The Abbott government will not build a train line to a new airport at Badgerys Creek, but says it wants to allow for a rail link to be easily added to a working airport later.
This would mean digging tunnels for train lines and a station at the same time as runways are prepared for the airport but not using them for years.
‘‘We are very much attracted to the idea of ensuring that any work associated with the railway is incorporated in the design of an airport at Badgerys Creek,’’ federal Transport Minister Warren Truss said.
‘‘If, in fact, it is going to be necessary for that line to be underground, and that’s possible on the basis of the preliminary planning that’s been done, it would be our view that we would probably build the actual tunnels underneath the runways so that it won’t disturb the runway at a later stage,’’ Mr Truss said.
‘‘There’s also a view that we would probably build a space, an underground space for the station that would be at the airport,’’ he said.
Prime Minister Tony Abbott has a view that federal governments should not pay for public transport. On Wednesday, he promised $1.2 billion would be spent on upgrading at least three roads around the Badgerys Creek site: Bringelly Road, Elizabeth Drive, and the Northern Road.

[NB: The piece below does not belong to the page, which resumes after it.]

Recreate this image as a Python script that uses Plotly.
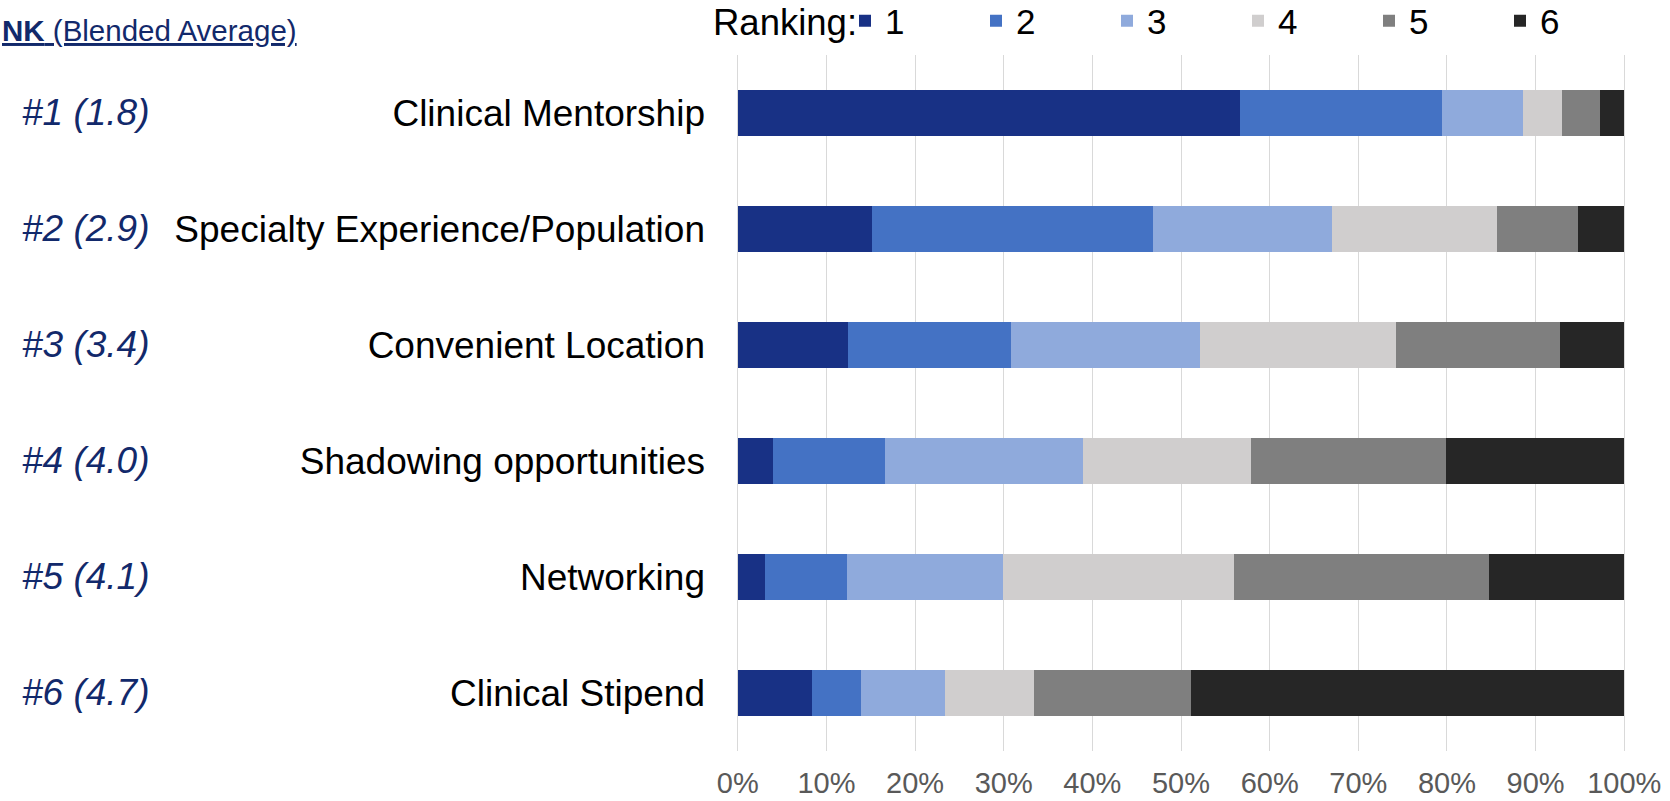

Design experts say the practice of building empty tunnels underneath airports to be filled later with rail equipment is increasingly common.
‘‘You don’t have to have it for day one of operations,’’ the head of aviation at engineering firm Arup, Ronan Delaney, said of a rail line, but it would be ‘‘foolish not to allow for that within your planning’’.
In Bangkok, tunnels were dug under a new airport terminal building but have not yet been used.
‘‘We safe-guarded tunnels that go under the terminal building,’’ Mr Delaney said. ‘‘There are mothballed stations that are not yet opened.’’
At a press conference at Liverpool Council to announce the road funding, Mr Abbott confirmed that he expected the Badgerys Creek airport to be almost entirely paid for by the private sector.
Sydney Airport Corporation will have first shot at signing the contract to build another airport at Badgerys Creek, which is expected to be operating within a decade. But if Sydney Airport does not take up the option in the next two years, other parties will be offered the chance to build the airport.
The most likely rail connection to a Badgerys Creek airport will be an extension of the south-west rail link to Leppington, which is expected to open next year.
The rail link adds stations at Glenmore Park and Leppington beyond where it connects to Sydney’s existing train system at Glenfield.
But in contrast to the area around the north-west rail link, there has been only patchy development directly next to the south-west line.
Next to Leppington, for instance, where a vast new station has been built with underground platforms and a cavernous concourse area, the closest property remains a hydroponic lettuce farm.
Farmer Paul Manicaro, who has grown lettuce – and more recently kale and Chinese vegetables – on the property since 1986, was not enthusiastic about either the train line next to him or the prospect of an airport 15 kilometres away.
‘‘If you were building an airport, would you do it here where there is people, or would you do it far away?’’ Mr Manicaro said.